Law, league struggle to police domestic abuse
Four prosecutors reviewed the case against Josh Brown before deciding not to file domestic assault charges, stemming from an alleged incident between the embattled kicker and his now exwife in May 2015.
In a memo to Det. Robin Ostrum on May 24, 2016, obtained by USA TODAY Sports, King County (Wash.) senior deputy prosecuting attorney Rich Anderson wrote he couldn’t file charges absent further evidence, testimony or statements from witnesses, in part because of Molly Brown’s “tumultuous” cooperation with the investigation.
Ostrum later referred the case to another prosecuting attorney, David Ryan, with the anticipation charges would be declined. Ryan agreed, closing the case Oct. 20 with approval from domestic violence unit supervisor David Martin and King County prosecutor Dan Satterberg because they couldn’t prove Brown intentionally grabbed the woman’s wrist, causing a bruise and abrasion, even though she’d confided prior abuse, according to another memo and department spokesman Dan Donohoe.
There are obvious differences between that process and the NFL’s internal justice system, over which Commissioner Roger Goodell has broad authority —power he vowed to wield with help from a beefed-up investigations team after the Ray Rice fiasco in 2014. King County authorities, like those across the country, operate within the limitations of proving guilt beyond a reasonable doubt.

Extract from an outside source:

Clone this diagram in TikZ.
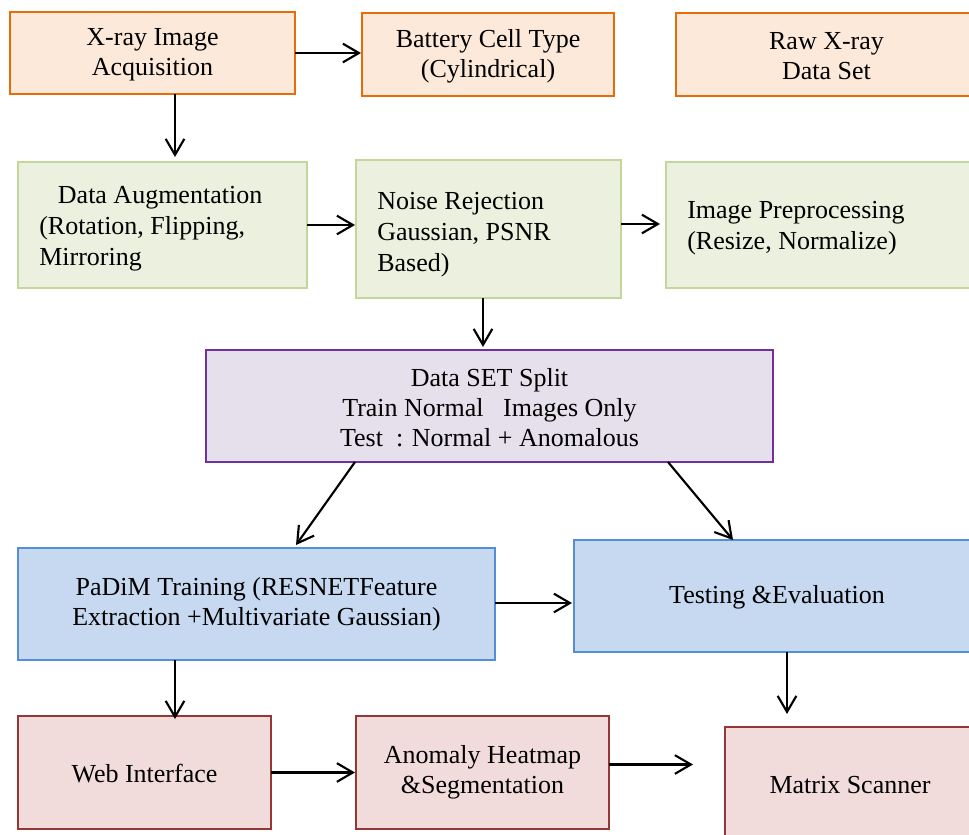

But lost amid renewed furor at the NFL is the fact the overwhelming majority of American women (and men) abused by an intimate partner — nearly 20 per minute, according to the National Coalition Against Domestic Violence (NCADV) — don’t have a football league to expose their abusers when the system doesn’t.
Armed with little more than a police report, the NFL did something, suspending Brown for one game for an arrest that had gone unreported and triggering events that have almost surely ended his football career.
For more than a year, authorities in Washington had journals featuring Brown’s horrifying admissions to serial abuse of his ex- wife and other women, photos of injuries and property damage and other evidence released last week — and felt they could do nothing.
This isn’t a defense of the NFL, which surely would like to change its initial disciplinary decision. The league could’ve done more, and Goodell is the easiest target for outrage, given his power, influence and eight-figure salary.
Domestic violence is an extremely complex issue. Punishment such as jail time isn’t always the best solution, given the impact on families and other factors. Still, given intense scrutiny of the punitive aspects of the NFL’s response, it’s worth comparing discipline in high-profile cases.
When authorities in Atlantic City let Rice enter a pretrial intervention program that expunged the knockout of his then-fiancée from Rice’s record, rather than pursuing a three- to five-year prison sentence on a felony charge, the NFL suspended him for two games. That was increased to an indefinite ban (overturned on appeal) when TMZ.com published video of the incident — a tape authorities already had.
When Mecklenburg County (N.C.) district attorney Andrew Murray announced the dismissal of charges against Greg Hardy — who’d been convicted before a judge and sentenced to 18 months’ probation but appealed for a jury trial — because Hardy’s accuser disappeared after agreeing to a financial settlement, the NFL sued the state for photos of the woman’s injuries and suspended him for 10 games (reduced to four on appeal).
When the Columbus (Ohio) City Attorney’s Office last month declined to charge Dallas Cowboys running back Ezekiel Elliott for five allegations of domestic violence raised by an ex-girlfriend, the NFL kept investigating and recently interviewed Elliott, a person close to Elliott told USA TODAY Sports on Thursday. The person spoke on condition of anonymity because the person was not authorized to speak publicly.
Elliott might well be innocent. No one should want to live in a world where every accusation is accepted as fact and punished without due process. But the NFL isn’t punting to authorities.
The best thing the league has done on this societal issue isn’t instituting new investigatory procedures and recommending a sixgame suspension for a first offense and indefinite banishment for a second — a flexible guideline, as the Brown case illustrates. It’s establishing education and in- tervention programs, funding public service announcements and donating tens of millions of dollars to organizations that need it, including $25 million to the National Domestic Violence Hotline.
The NFL placed Brown on paid leave while it reviews the new allegations. The New York Giants released him Tuesday. Brown is entitled to the rest of this year’s salary (about $720,000), but he’ll live the rest of his life with the stigma of being a serial abuser.
Had the NFL followed authorities and let this go, Brown would still be kicking on Sundays. Maybe his admitted pattern of abusing women would’ve continued for years.
How many other abusers are walking the streets right now, set free by a system that reasoned it couldn’t even put Brown on trial?